>> BEGIN
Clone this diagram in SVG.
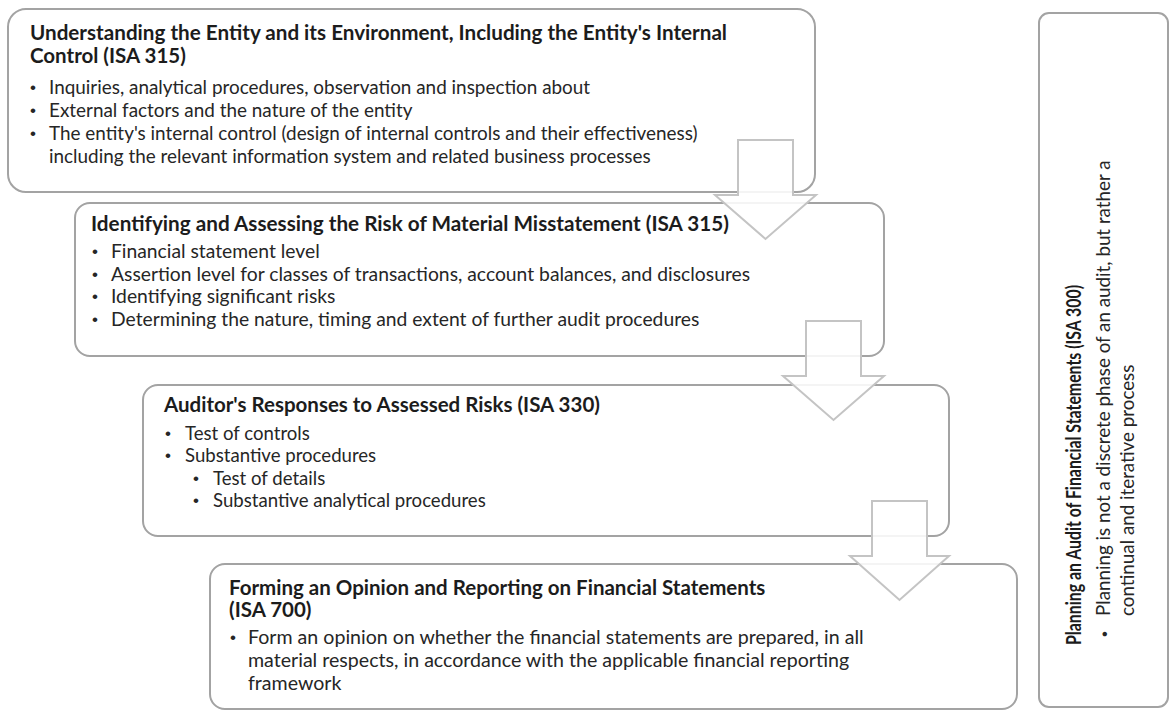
<svg xmlns="http://www.w3.org/2000/svg" width="1170" height="711" viewBox="0 0 1170 711">
<style>
.box{fill:#ffffff;stroke:#a3a3a3;stroke-width:2}
.arr{fill:#ffffff;fill-opacity:0.88;stroke:#c4c4c4;stroke-width:2;stroke-linejoin:miter}
.t{font-family:Lato,"Liberation Sans",sans-serif;font-size:20.5px;font-weight:bold;fill:#1c1c1c}
.b{font-family:Lato,"Liberation Sans",sans-serif;fill:#262626}
.d{font-family:"Liberation Sans",Arial,sans-serif;font-size:17px;fill:#262626}
</style>
<rect width="1170" height="711" fill="#ffffff"/>
<g id="box1">
<rect class="box" x="8" y="9" width="807" height="183" rx="18"/>
<text class="t" x="30" y="40" textLength="697" lengthAdjust="spacingAndGlyphs">Understanding the Entity and its Environment, Including the Entity's Internal</text>
<text class="t" x="30" y="63">Control (ISA 315)</text>
<g class="b" font-size="18.9">
<text class="d" x="30" y="93">•</text><text x="49" y="94">Inquiries, analytical procedures, observation and inspection about</text>
<text class="d" x="30" y="116">•</text><text x="49" y="117">External factors and the nature of the entity</text>
<text class="d" x="30" y="139">•</text><text x="49" y="140">The entity's internal control (design of internal controls and their effectiveness)</text>
<text x="49" y="163">including the relevant information system and related business processes</text>
</g>
</g>
<g id="box2">
<rect class="box" x="75" y="203" width="809" height="153" rx="15"/>
<text class="t" x="91" y="231" textLength="638" lengthAdjust="spacingAndGlyphs">Identifying and Assessing the Risk of Material Misstatement (ISA 315)</text>
<g class="b" font-size="19.3">
<text class="d" x="92" y="257">•</text><text x="111" y="258">Financial statement level</text>
<text class="d" x="92" y="280">•</text><text x="111" y="281">Assertion level for classes of transactions, account balances, and disclosures</text>
<text class="d" x="92" y="302">•</text><text x="111" y="303">Identifying significant risks</text>
<text class="d" x="92" y="325">•</text><text x="111" y="326">Determining the nature, timing and extent of further audit procedures</text>
</g>
</g>
<g id="box3">
<rect class="box" x="143" y="385" width="806" height="151" rx="15"/>
<text class="t" x="164" y="412">Auditor's Responses to Assessed Risks (ISA 330)</text>
<g class="b" font-size="18.6">
<text class="d" x="165" y="439">•</text><text x="185" y="440">Test of controls</text>
<text class="d" x="165" y="461">•</text><text x="185" y="462">Substantive procedures</text>
<text class="d" x="193" y="484">•</text><text x="213" y="485">Test of details</text>
<text class="d" x="193" y="506">•</text><text x="213" y="507">Substantive analytical procedures</text>
</g>
</g>
<g id="box4">
<rect class="box" x="210" y="564" width="807" height="145" rx="15"/>
<text class="t" x="229" y="595">Forming an Opinion and Reporting on Financial Statements</text>
<text class="t" x="229" y="617">(ISA 700)</text>
<g class="b" font-size="19.6">
<text class="d" x="230" y="643">•</text><text x="248" y="644">Form an opinion on whether the financial statements are prepared, in all</text>
<text x="248" y="667">material respects, in accordance with the applicable financial reporting</text>
<text x="248" y="690">framework</text>
</g>
</g>
<g id="planning">
<rect class="box" x="1039" y="13" width="129" height="694" rx="10"/>
<text class="t" font-size="19" textLength="360" lengthAdjust="spacingAndGlyphs" transform="translate(1081,645) rotate(-90)">Planning an Audit of Financial Statements (ISA 300)</text>
<text class="d" transform="translate(1110,637) rotate(-90)">•</text>
<text class="b" font-size="18.8" transform="translate(1110,616) rotate(-90)">Planning is not a discrete phase of an audit, but rather a</text>
<text class="b" font-size="18.8" transform="translate(1134,616) rotate(-90)">continual and iterative process</text>
</g>
<g id="connectors">
<polygon class="arr" points="738,140 793,140 793,195 816,195 765.5,239 715,195 738,195"/>
<polygon class="arr" points="806,321 861,321 861,376 884,376 833.5,420 783,376 806,376"/>
<polygon class="arr" points="872,501 927,501 927,556 949,556 899.5,600 850,556 872,556"/>
</g>
</svg>
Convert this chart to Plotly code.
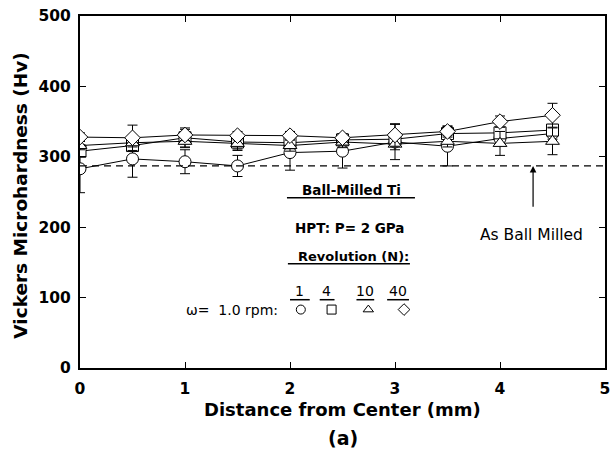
>> END
• **DO THIS**:
Print every entry above again without changing a word, and omit the pictures.

• **ANSWER FOR THIS EXERCISE**:
Clone this diagram in SVG.
<svg xmlns="http://www.w3.org/2000/svg" width="1170" height="711" viewBox="0 0 1170 711">
<style>
.box{fill:#ffffff;stroke:#a3a3a3;stroke-width:2}
.arr{fill:#ffffff;fill-opacity:0.88;stroke:#c4c4c4;stroke-width:2;stroke-linejoin:miter}
.t{font-family:Lato,"Liberation Sans",sans-serif;font-size:20.5px;font-weight:bold;fill:#1c1c1c}
.b{font-family:Lato,"Liberation Sans",sans-serif;fill:#262626}
.d{font-family:"Liberation Sans",Arial,sans-serif;font-size:17px;fill:#262626}
</style>
<rect width="1170" height="711" fill="#ffffff"/>
<g id="box1">
<rect class="box" x="8" y="9" width="807" height="183" rx="18"/>
<text class="t" x="30" y="40" textLength="697" lengthAdjust="spacingAndGlyphs">Understanding the Entity and its Environment, Including the Entity's Internal</text>
<text class="t" x="30" y="63">Control (ISA 315)</text>
<g class="b" font-size="18.9">
<text class="d" x="30" y="93">•</text><text x="49" y="94">Inquiries, analytical procedures, observation and inspection about</text>
<text class="d" x="30" y="116">•</text><text x="49" y="117">External factors and the nature of the entity</text>
<text class="d" x="30" y="139">•</text><text x="49" y="140">The entity's internal control (design of internal controls and their effectiveness)</text>
<text x="49" y="163">including the relevant information system and related business processes</text>
</g>
</g>
<g id="box2">
<rect class="box" x="75" y="203" width="809" height="153" rx="15"/>
<text class="t" x="91" y="231" textLength="638" lengthAdjust="spacingAndGlyphs">Identifying and Assessing the Risk of Material Misstatement (ISA 315)</text>
<g class="b" font-size="19.3">
<text class="d" x="92" y="257">•</text><text x="111" y="258">Financial statement level</text>
<text class="d" x="92" y="280">•</text><text x="111" y="281">Assertion level for classes of transactions, account balances, and disclosures</text>
<text class="d" x="92" y="302">•</text><text x="111" y="303">Identifying significant risks</text>
<text class="d" x="92" y="325">•</text><text x="111" y="326">Determining the nature, timing and extent of further audit procedures</text>
</g>
</g>
<g id="box3">
<rect class="box" x="143" y="385" width="806" height="151" rx="15"/>
<text class="t" x="164" y="412">Auditor's Responses to Assessed Risks (ISA 330)</text>
<g class="b" font-size="18.6">
<text class="d" x="165" y="439">•</text><text x="185" y="440">Test of controls</text>
<text class="d" x="165" y="461">•</text><text x="185" y="462">Substantive procedures</text>
<text class="d" x="193" y="484">•</text><text x="213" y="485">Test of details</text>
<text class="d" x="193" y="506">•</text><text x="213" y="507">Substantive analytical procedures</text>
</g>
</g>
<g id="box4">
<rect class="box" x="210" y="564" width="807" height="145" rx="15"/>
<text class="t" x="229" y="595">Forming an Opinion and Reporting on Financial Statements</text>
<text class="t" x="229" y="617">(ISA 700)</text>
<g class="b" font-size="19.6">
<text class="d" x="230" y="643">•</text><text x="248" y="644">Form an opinion on whether the financial statements are prepared, in all</text>
<text x="248" y="667">material respects, in accordance with the applicable financial reporting</text>
<text x="248" y="690">framework</text>
</g>
</g>
<g id="planning">
<rect class="box" x="1039" y="13" width="129" height="694" rx="10"/>
<text class="t" font-size="19" textLength="360" lengthAdjust="spacingAndGlyphs" transform="translate(1081,645) rotate(-90)">Planning an Audit of Financial Statements (ISA 300)</text>
<text class="d" transform="translate(1110,637) rotate(-90)">•</text>
<text class="b" font-size="18.8" transform="translate(1110,616) rotate(-90)">Planning is not a discrete phase of an audit, but rather a</text>
<text class="b" font-size="18.8" transform="translate(1134,616) rotate(-90)">continual and iterative process</text>
</g>
<g id="connectors">
<polygon class="arr" points="738,140 793,140 793,195 816,195 765.5,239 715,195 738,195"/>
<polygon class="arr" points="806,321 861,321 861,376 884,376 833.5,420 783,376 806,376"/>
<polygon class="arr" points="872,501 927,501 927,556 949,556 899.5,600 850,556 872,556"/>
</g>
</svg>
Convert this chart to Plotly code.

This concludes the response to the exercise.